Building a successful attack chain with Google Advanced Operators and pdf Metadata

In this article I will talk about the importance of properly sanitizing documents before publishing. In particular, I'll focus on pdf files, which are probably the most common format for documents shared on the web. Starting from the considerations of a recent paper, we will see how an attacker could exploit the information inside the pdf metadata in the reconnaisance phase of an attack to build a successful attack chain against the pdf creator.


pdf metadata leakage
Some days ago I was reading a recent paper by Supriya Adhatarao and Cédric Lauradoux of INRIA called Exploitation and Sanitization of Hidden Data in PDF Files. In their study, the authors gathered a wide corpus of pdf files from security agencies all over the world and parsed them to look for sensitive information hidden in metadata. Quite surprisingly (at least to me), the result was that only 7 security agencies out of 75 were sanitizing their pdf files before publishing them on the Internet, thus exposing a wide variety of confidential information that spans from the name of the pdf author, the tool used to export the pdf file (possibly including the version), details on the information system and so on.
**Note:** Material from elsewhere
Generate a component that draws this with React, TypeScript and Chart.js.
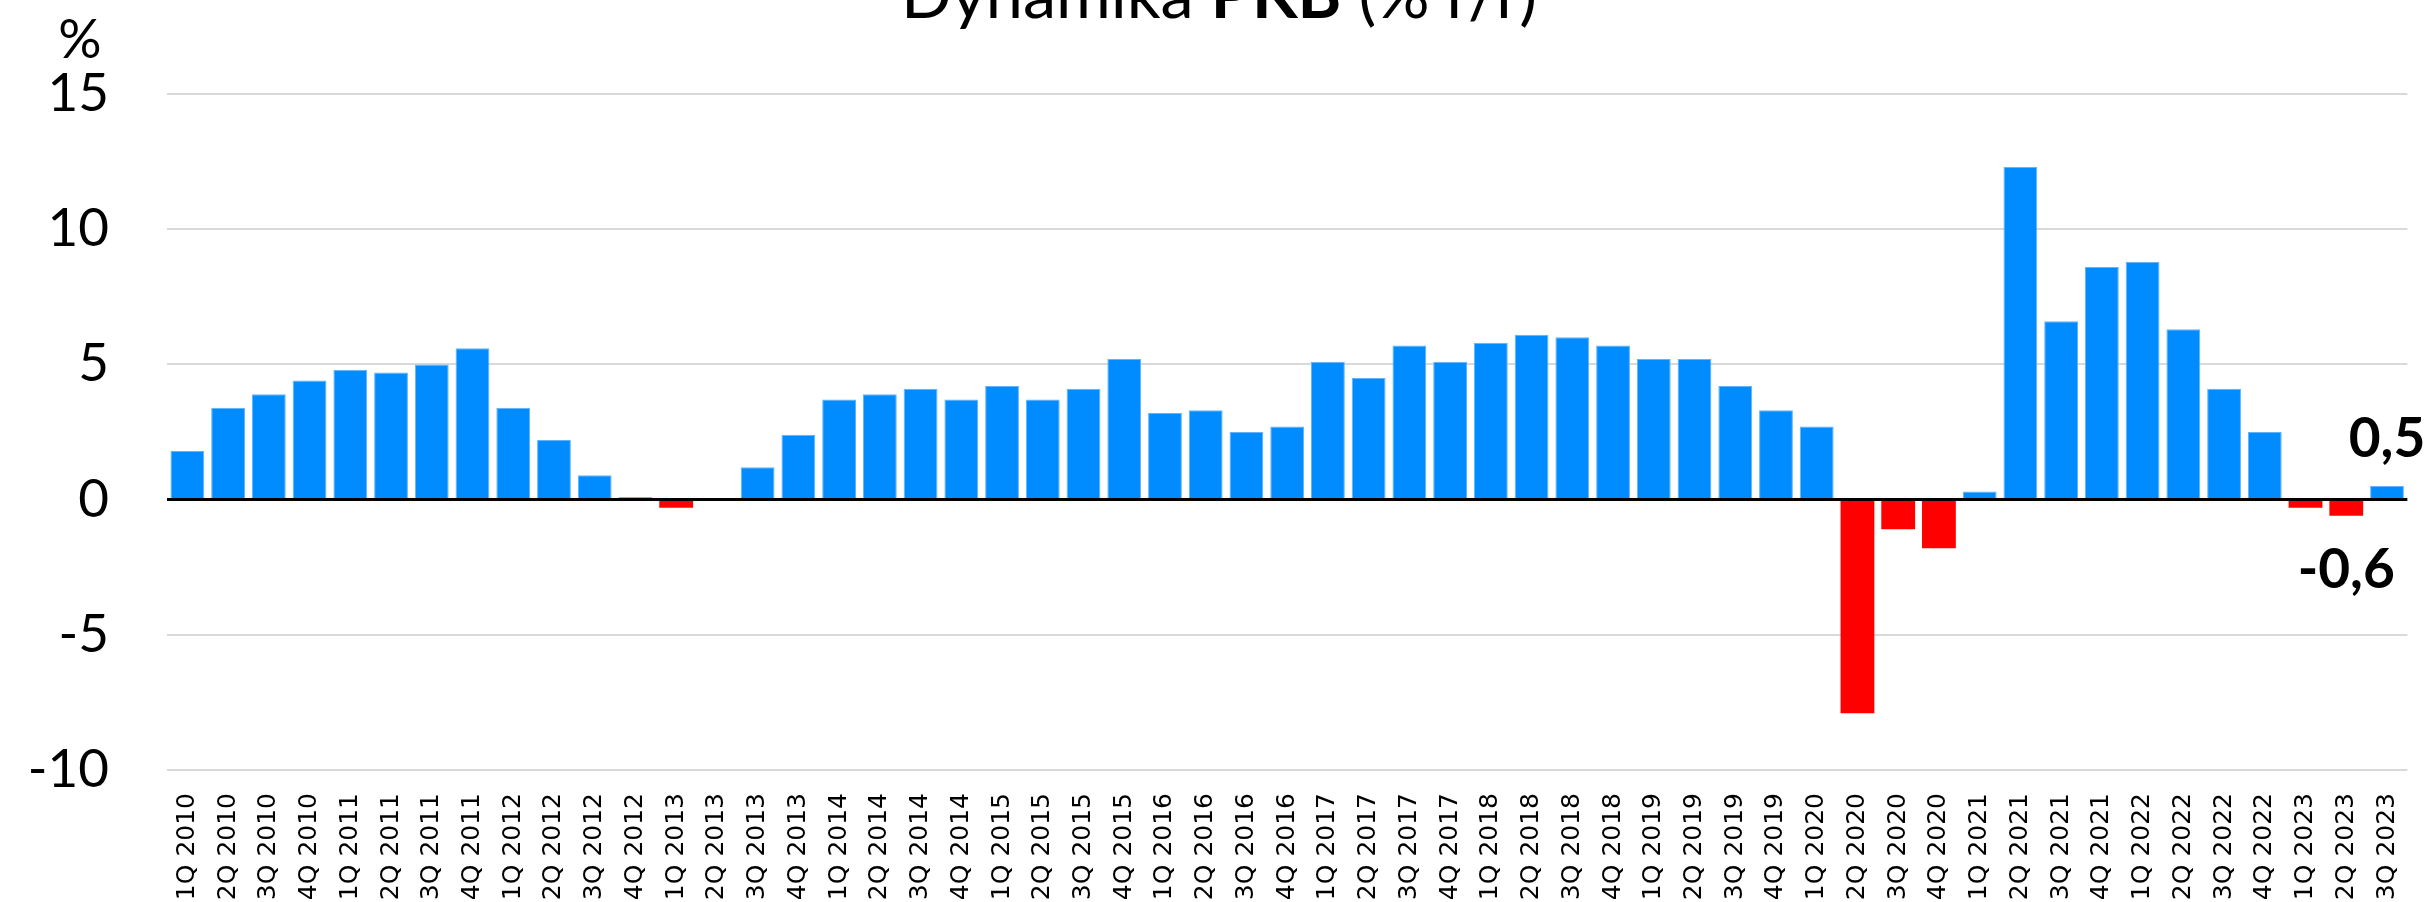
import React, { useEffect, useRef } from "react";
import { Chart, registerables } from "chart.js";

Chart.register(...registerables);

const categories = [
  "1Q 2010", "2Q 2010", "3Q 2010", "4Q 2010",
  "1Q 2011", "2Q 2011", "3Q 2011", "4Q 2011",
  "1Q 2012", "2Q 2012", "3Q 2012", "4Q 2012",
  "1Q 2013", "2Q 2013", "3Q 2013", "4Q 2013",
  "1Q 2014", "2Q 2014", "3Q 2014", "4Q 2014",
  "1Q 2015", "2Q 2015", "3Q 2015", "4Q 2015",
  "1Q 2016", "2Q 2016", "3Q 2016", "4Q 2016",
  "1Q 2017", "2Q 2017", "3Q 2017", "4Q 2017",
  "1Q 2018", "2Q 2018", "3Q 2018", "4Q 2018",
  "1Q 2019", "2Q 2019", "3Q 2019", "4Q 2019",
  "1Q 2020", "2Q 2020", "3Q 2020", "4Q 2020",
  "1Q 2021", "2Q 2021", "3Q 2021", "4Q 2021",
  "1Q 2022", "2Q 2022", "3Q 2022", "4Q 2022",
  "1Q 2023", "2Q 2023", "3Q 2023",
];

const gdpValues = [
  1.8, 3.4, 3.9, 4.4,
  4.8, 4.7, 5.0, 5.6,
  3.4, 2.2, 0.9, 0.1,
  -0.3, 0.0, 1.2, 2.4,
  3.7, 3.9, 4.1, 3.7,
  4.2, 3.7, 4.1, 5.2,
  3.2, 3.3, 2.5, 2.7,
  5.1, 4.5, 5.7, 5.1,
  5.8, 6.1, 6.0, 5.7,
  5.2, 5.2, 4.2, 3.3,
  2.7, -7.9, -1.1, -1.8,
  0.3, 12.3, 6.6, 8.6,
  8.8, 6.3, 4.1, 2.5,
  -0.3, -0.6, 0.5,
];

const labeledIndices = [53, 54];
const yTicks = [-10, -5, 0, 5, 10, 15];
const titleParts = [
  { text: "Dynamika ", bold: false },
  { text: "PKB", bold: true },
  { text: " (% r/r)", bold: false },
];
const axisUnit = "%";

const VIEW_W = 2428;
const W = 2440;
const H = 930;
const BLUE = "#008BFF";
const RED = "#FF0000";
const FONT = "Lato, 'Open Sans', sans-serif";

export default function App() {
  const ref = useRef<HTMLCanvasElement | null>(null);

  useEffect(() => {
    const canvas = ref.current;
    if (!canvas) return;

    const decorPlugin = {
      id: "decor",
      afterDatasetsDraw(chart: any) {
        const ctx = chart.ctx;
        const { left, right } = chart.chartArea;
        const y0 = chart.scales.y.getPixelForValue(0);
        ctx.save();
        ctx.strokeStyle = "#000000";
        ctx.lineWidth = 3;
        ctx.beginPath();
        ctx.moveTo(left, y0);
        ctx.lineTo(right, y0);
        ctx.stroke();

        const meta = chart.getDatasetMeta(0);
        ctx.fillStyle = "#000000";
        ctx.font = `bold 55px ${FONT}`;
        ctx.textAlign = "center";
        ctx.textBaseline = "alphabetic";
        labeledIndices.forEach((i) => {
          const el = meta.data[i];
          const v = gdpValues[i];
          const txt = v.toFixed(1).replace(".", ",");
          if (v >= 0) {
            ctx.fillText(txt, el.x, el.y - 29);
          } else {
            ctx.fillText(txt, el.x, el.y + 72);
          }
        });
        ctx.restore();
      },
      afterDraw(chart: any) {
        const ctx = chart.ctx;
        ctx.save();
        ctx.fillStyle = "#000000";
        ctx.textBaseline = "alphabetic";
        const base = 100;
        const widths = titleParts.map((p) => {
          ctx.font = `${p.bold ? "bold " : ""}${base}px ${FONT}`;
          return ctx.measureText(p.text).width;
        });
        const total = widths.reduce((a, b) => a + b, 0);
        const size = (base * 636) / total;
        let x = 1219 - (total * size) / base / 2;
        ctx.textAlign = "left";
        titleParts.forEach((p) => {
          ctx.font = `${p.bold ? "bold " : ""}${size}px ${FONT}`;
          ctx.fillText(p.text, x, 18);
          x += ctx.measureText(p.text).width;
        });
        ctx.font = `54px ${FONT}`;
        ctx.textAlign = "center";
        ctx.fillText(axisUnit, 80, 58);
        ctx.restore();
      },
    };

    const chart = new Chart(canvas, {
      type: "bar",
      data: {
        labels: categories,
        datasets: [
          {
            data: gdpValues,
            backgroundColor: gdpValues.map((v) => (v >= 0 ? BLUE : RED)),
            borderColor: gdpValues.map((v) => (v >= 0 ? "#5fb3ff" : RED)),
            borderWidth: gdpValues.map((v) => (v >= 0 ? 1 : 0)),
            borderSkipped: "bottom",
            barPercentage: 0.83,
            categoryPercentage: 1,
          },
        ],
      },
      options: {
        responsive: false,
        animation: false,
        devicePixelRatio: 1,
        layout: { padding: { top: 94, right: 0, left: 0, bottom: 0 } },
        plugins: {
          legend: { display: false },
          title: { display: false },
          tooltip: { enabled: false },
        },
        scales: {
          x: {
            grid: { display: false, drawTicks: false },
            border: { display: false },
            ticks: {
              autoSkip: false,
              maxRotation: 90,
              minRotation: 90,
              padding: 23,
              color: "#000000",
              font: { family: "'DejaVu Sans', Verdana, sans-serif", size: 25 },
            },
            afterFit(scale: any) {
              scale.height = H - 770;
            },
          },
          y: {
            min: -10,
            max: 15,
            afterBuildTicks(scale: any) {
              scale.ticks = yTicks.map((v) => ({ value: v }));
            },
            grid: {
              color: (c: any) => (c.tick && c.tick.value === 0 ? "rgba(0,0,0,0)" : "#D9D9D9"),
              lineWidth: 2,
              drawTicks: false,
            },
            border: { display: false },
            ticks: {
              padding: 58,
              color: "#000000",
              font: { family: FONT, size: 53 },
              callback: (v: any) => String(v),
            },
            afterFit(scale: any) {
              scale.width = 167;
            },
          },
        },
      },
      plugins: [decorPlugin],
    });

    return () => chart.destroy();
  }, []);

  return (
    <div style={{ position: "fixed", left: 0, top: 0, width: VIEW_W, height: 902, overflow: "hidden", background: "#fff" }}>
      <canvas ref={ref} width={W} height={H} style={{ display: "block", width: W, height: H }} />
    </div>
  );
}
This paper is a nice reading, I leave the link in the References section. In my opinion, all this information that may be leaked with metadata could easily drive an attacker into building a successfull attack chain that could compromise (at least) the machine of the pdf creator. It is probable that attackers are already exploiting this weakness. In the following part of the article, I outline a possible attack chain that could be allowed by the information leakage in the metadata of an improperly sanitized pdf file.

Building an attack chain: step 1 - pdf collection

pdf metadata leakage
So now I am an attacker and I am guessing whether it is possible to footprint an organization using publicly available information. In particular, I want to try to use pdf documents, which is probably the type of document most widely shared by organizations.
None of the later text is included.